Da ultimo si fa rilevare come lo schema idrico descritto ed i risultati che se ne possono avere siano validi anche per reti diverse da quelle prese come esempio. Saranno quindi pienamente compatibili reti magliate anche complesse come pure quelle ramificate, munite di uno o più serbatoi e funzionanti, come raccomandato in questo lavoro, a curva giornaliera imposta ed altresì, seguendo modalità molto diffuse tra gli enti gestori, con invaso sempre al suo massimo livello.

Una critica da farsi al sistema qui proposto riguarda la destinazione finale di una quota parte dell’acqua delle fonti che in realtà viene sottratta al rifornimento idropotabile dell’utenza per essere destinata a tutt’altro scopo come è quello della produzione idroelettrica. Si deve infatti rilevare che soltanto nel giorno di massimo consumo, peraltro a frequenza molto rara durante l’anno tipo, tutta la produzione viene consumata dall’utenza essendo le valvole di regolazione poste a valle dei serbatoi sempre chiuse onde poter trattenere in rete tutta l’acqua disponibile e consentire che i serbatoi compiano il loro compito di compensazione delle portate. Negli altri giorni, e soprattutto in quelli di minor consumo, non viene praticata nessuna economia d’acqua né diminuendo la produzione delle fonti né provvedendo ad immagazzinare quella prodotta in più ma sono invece le turbine ad esplicare in pieno la loro azione sfruttando tutta l’acqua che le fonti riescono a produrre in eccedenza rispetto al fabbisogno.
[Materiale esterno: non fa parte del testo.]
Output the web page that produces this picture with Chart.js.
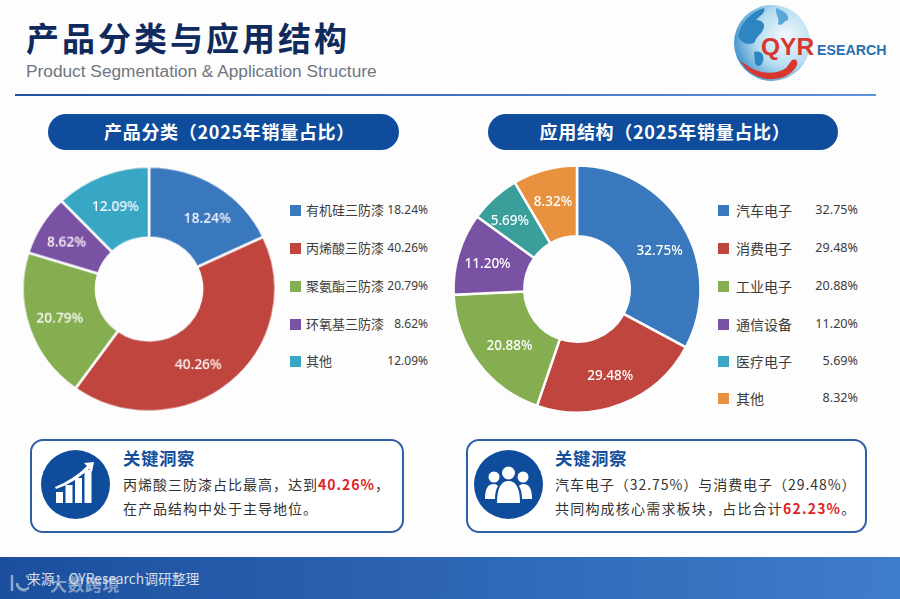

Sussiste quindi una differenza sostanziale rispetto ai sistemi acquedottistici propugnati nei vari capitoli di questo sito dove viene ripetutamente raccomandata la massima economia nelle fonti ottenuta, tra l’altro, tramite accumulo d’acqua e un razionale sfruttamento dei serbatoi con riduzione della produzione diurna a favore di quella notturna. Invece nella concezione acquedottistica di cui si tratta, l’effetto è diametralmente opposto essendo rivolto verso il totale sfruttamento delle fonti qualunque sia la richiesta idrica dell’utenza. La conclusione è evidente : l’uso qui indicato delle turbine va riservato solo ai casi particolari e caratterizzati da una esuberante captazione d’acqua all’origine. Un valido esempio è rappresentato da una sorgente di acqua naturalmente potabile che scaturisce dalla roccia con portate sempre rilevanti e che aumentano ulteriormente in periodi di piogge intense e prolungate nel tempo. In un acquedotto del genere tutto ciò che viene prodotto in più della richiesta dovrebbe necessariamente essere mandato a rifiuto fin dall’origine qualora non esistessero le turbine di cui si tratta e che, pertanto, svolgono un ruolo determinante. Diverso il caso, invece, di acqua potabile che, pur se posta a quota molto elevata rispetto all’utenza, provenisse da un rio previo trattamento di potabilizzazione oppure da una falda povera. Alla installazione e uso delle turbine sarebbe allora da preferire una produzione limitata allo stretto necessario ed una regolazione della pressione di funzionamento della rete di tutt’altro genere.
Resta in ogni caso confermata la regola generale in base alla quale in tutti gli acquedotti comunque costituiti, ma che siano funzionanti a gravità e che possano essere alimentati da fonti poste a quote particolarmente elevate rispetto ai punti di consegna dell’acqua all’utenza, è conveniente esaminare se esiste o meno la possibilità di produzione energetica di cui si sono proposte alcune varianti. Da tenere in evidenza la funzione assegnata in questo capitolo alla turbina-alternatore di compiere la regolazione della pressione della rete di adduzione declassando ad un ruolo secondario ma ugualmente utile la produzione di energia elettrica.